Asian shares look set for cautious start as trade tensions mount


Markets in the region looked set to start the week on a defensive tone on Monday despite slight gains seen on Wall Street in the last session.

Futures in Asia pointed to a subdued open, with Nikkei futures traded in Chicago lower by 0.15 percent compared to the index’s Friday close. Markets in Australia, meanwhile, will be closed on Monday.

U.S. stocks closed slightly higher on Friday, with major indexes finishing the week higher despite caution over trade-related tensions playing out at the G-7 summit, which concluded on Saturday.

The Dow Jones industrial average rose 0.3 percent, or 75.12 points, to close at 25,316.53, the S&P 5&P 500 advanced 0.31 percent to 2,779.03 and the Nasdaq composite gained 0.14 percent to end at 7,645.51.

The major averages rose at least 1.2 percent for the week.

Investors are likely keep an eye on trade tensions between the U.S. and its traditional allies, including Canada and the European Union. U.S. President Donald Trump on the weekend withdrew his support for a G-7 declaration and criticized Canadian Prime Minister Justin Trudeau for being “dishonest and weak.”

The Trump administration had applied tariffs on aluminum and steel tariffs on other G-7 members ahead of the G-7 summit last week.

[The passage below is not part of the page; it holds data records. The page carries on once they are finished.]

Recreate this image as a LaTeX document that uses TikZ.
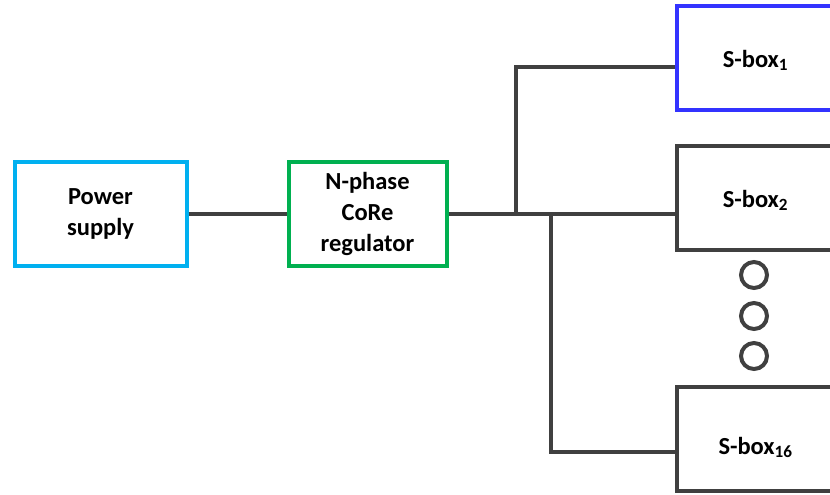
\documentclass[tikz,border=0pt]{standalone}
\usepackage{fontspec}
\setmainfont{Carlito}
\usetikzlibrary{shadows}
\definecolor{wirec}{HTML}{404040}
\definecolor{psblue}{HTML}{00B0F0}
\definecolor{reggreen}{HTML}{00B050}
\definecolor{sbblue}{HTML}{3333FF}
\begin{document}
\begin{tikzpicture}[x=1pt,y=-1pt,
  blk/.style={draw, line width=4pt, fill=white, align=center,
    font=\bfseries\fontsize{24.5}{31}\selectfont, inner sep=0pt,
    anchor=north west,
    drop shadow={shadow xshift=2pt, shadow yshift=-2pt, opacity=0.2, fill=black}},
  sbox/.style={blk, minimum width=158pt, minimum height=104pt, text depth=0pt},
  wire/.style={draw=wirec, line width=4pt},
  dotc/.style={draw=wirec, fill=white, line width=4pt, circle, minimum size=26pt, inner sep=0pt,
    drop shadow={shadow xshift=1.5pt, shadow yshift=-1.5pt, opacity=0.2, fill=black}}]
\useasboundingbox (0,0) rectangle (830,495);
\clip (0,0) rectangle (830,495);
\node[blk, draw=psblue, minimum width=172pt, minimum height=104pt] (ps) at (12.5,160) {Power\\supply};
\node[blk, draw=reggreen, minimum width=158pt, minimum height=104pt] (reg) at (286.5,160) {N-phase\\CoRe\\regulator};
\node[sbox, draw=sbblue, text height=18pt] (sb1) at (674.5,4) {S-box\textsubscript{1}};
\node[sbox, draw=wirec, text height=18pt] (sb2) at (674.5,144) {S-box\textsubscript{2}};
\node[sbox, draw=wirec, text height=30pt] (sb16) at (674.5,385) {S-box\textsubscript{16}};
\node[dotc] (d1) at (754,275) {};
\node[dotc] (d2) at (754,316) {};
\node[dotc] (d3) at (754,356) {};
\coordinate (j1) at (516,212);
\coordinate (j2) at (550.5,212);
\draw[wire] (ps.east) -- (reg.west);
\draw[wire] (reg.east) -- (reg.east -| sb2.west);
\draw[wire] (j1) |- ([yshift=-9pt]sb1.west);
\draw[wire] (j2) |- ([yshift=-13pt]sb16.west);
\end{tikzpicture}
\end{document}
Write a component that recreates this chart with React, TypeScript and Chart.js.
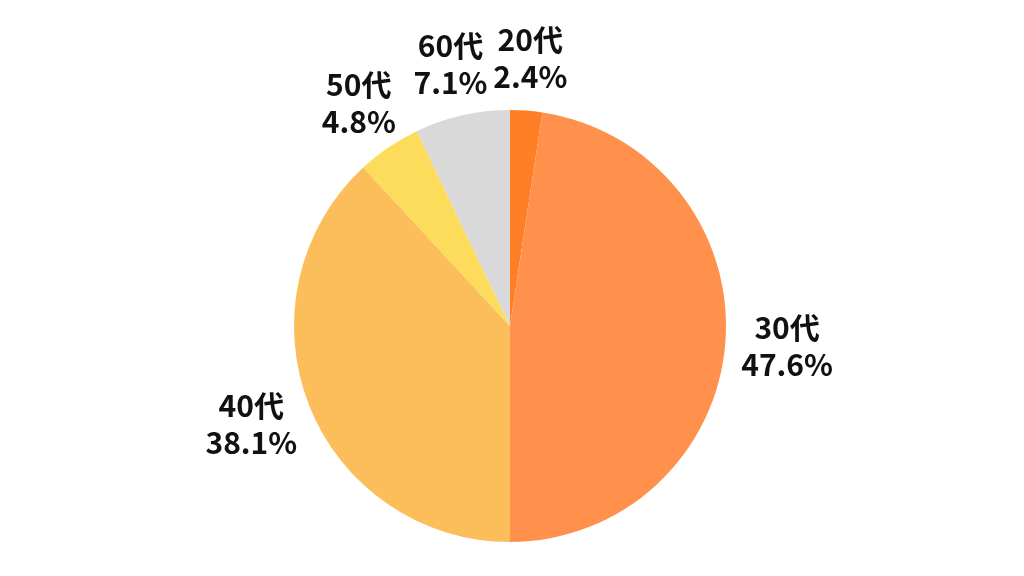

German Chancellor Angela Merkel said the EU was preparing its own countermeasures against the U.S., Reuters reported.

The gains notched stateside on Friday were in contrast to declines seen in European and Asian markets, with the pan-European Stoxx 600 slipping 0.21 percent. MSCI’s index of shares in Asia Pacific excluding Japan had fallen more than 1 percent in the last session.

Meanwhile, a planned summit between Trump and North Korean leader Kim Jong Un that’s taking place in Singapore on Tuesday is expected to take center stage. Both arrived in the country on Sunday and are set to make history as the first sitting leaders of their respective countries to meet face-to-face.